Homo ange
Alejandro Silva
Ejemplo de texto, del 21 agosto. Les habitants des hauts plateaux craignent que le projet ne les prive de leurs ressources en eau. | Chile/Cecile Bouscayrol
- “Homo ange”
- 2015
- Xylographie
- 76x110 cm
- ©
"L'oeuvre est inspirée de Narcisse, mythe grec qui relate l'histoire d'un jeune homme doué d'une grande beauté dont les jeunes-filles sont amoureuses mais qu'il repousse. Devant sa vanité, Némésis, déesse de la vengeance, le fait tomber amoureux de son propre reflet alors qu'il le regarde se réfléchissant à la surface de l'eau d'une fontaine. C'est ainsi que Narcisse est absorbé par le reflet de son image, il finit par se jeter dans les eaux et, à l'endroit où il s'est noyé, pousse une belle fleur qui porte son nom. De cette morale, l'oeuvre Homo ange, préserve l'idée classique de la beauté ambiguë, ingénue et pubère ; de l'auto-érotisme et sa relation avec l'homosexualité, comprise à partir l'amour d'un homme par un autre, se voyant reflété le premier dans le second et réciproquement.
De plus, la beauté proposée dans cette gravure est reliée à la perfection de l'Ange. L'image joue avec une double conception humaine céleste, puisque les anges narcissiques tiennent leur coeur ensanglanté qu'ils partagent au centre de l'image. Une double lecture de l'image est donc possible incluant la notion de beauté céleste enviée par cet humain qui célèbre le corps, envie qui se reflète dans le coeur."
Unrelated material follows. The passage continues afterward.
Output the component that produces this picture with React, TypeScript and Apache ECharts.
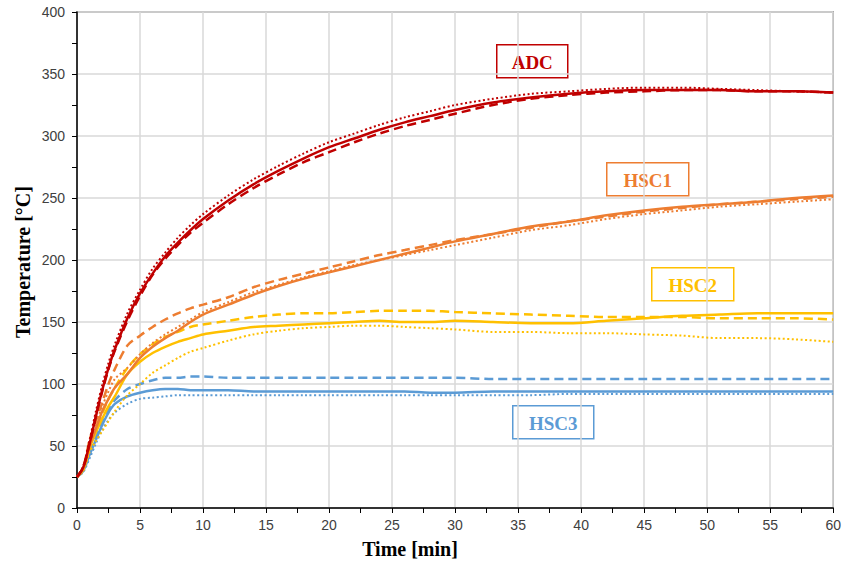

Les symboles bibliques ont inspiré plusieurs des gravures d'Alejandro Silva. Parmi eux, figure la créature céleste de l'ange. Les anges dans la Bible n'ont pas tous la même origine et ont également des natures différentes. Leur représentation est, en conséquence, variée et classifiée selon qu'ils ont ou non péché. L'iconographie les distingue en fonction de leurs apparence, par exemple : les anges ont une paire d'ailes, les chérubins en ont deux paires, tandis que les séraphins en portent trois paires (une couvre leur visage, une couvre leurs pieds, la troisième leur permet de voler).
Il n'existe pas d'homo ange : les anges ne sont pas des hommes. Qu'importe ! Alejandro Silva l'invente, conférant ainsi à la créature céleste une origine humaine. Faut-il y voir une représentation des anges qui ont péché ? S'agit-il de Satan ? "Meurtrier dès le commencement" car "il n'a pas persévéré dans la vérité", il profère le mensonge. Le répertoire des anges donne la possibilité aux auteurs anciens, et donc à ceux d'aujourd'hui, de transposer la réalité via une iconographie codifiée et dont l'accès est donné par la connaissance de leur signification précise.
Les anges ont de multiples capacités, ils nous visitent, nous conduisent. Ils ont un langage propre : ils chantent. Ils louent Dieu et l'adorent. Paul (Première épître aux Corinthiens, chapitre 13) nous dit : "Si je parle dans les langues des hommes et des anges, mais que je n'aie pas l'amour, je suis comme un airain qui résonne ou comme une cymbale retentissante". L'artiste en intitulant son ange Homo ange crée une nouvelle catégorie d'ange, qui n'est pas sans rappeler la dénomination d'homo sapiens.
Alejandro Silva donne une représentation symétrique de son Homo ange et lui confère ainsi une présence forte et énigmatique : est-ce son reflet ? La référence pourrait se rapporter au propos sur l'art : est-il imitation de la nature ? Ou bien, est-il le reflet de lui-même (relié à la recherche de vérité de l'artiste) ? Cet ange aux joues pommées incrustées de fleur a le visage des anges sculpté dans la pierre, ses cheveux sont stylisés en mèches ondulées comme sur les tympans des églises romanes du haut moyen-âge (l'ange au sourire de la cathédrale de Reims étant le plus connu).
L'Homo ange tient entre ses mains le coeur de Jésus-Christ représenté enflammé et brillant d'une lumière divine, centré entre les deux demi corps. C'est la dévotion au Sacré-coeur qui serait donc illustrée. Symbole de l'amour divin, le Sacré-coeur renforce l'idée première d'une évocation magistrale de l'amour.
En couleur, cette gravure (de grande taille) rappelle les images de dévotion de petit format produites à l'intention des fidèles. L'usage de ces images dévotes, qui présentaient au dos une prière ou une litanie, ont une valeur protectrice et le fidèles souvent l'épinglait à ses vêtements ou bien la gardait dans sa poche. La protection allait jusqu'aux biens matériels, ainsi le Sacré-Cœur bénit les maisons où l’image de son cœur est exposée et honorée.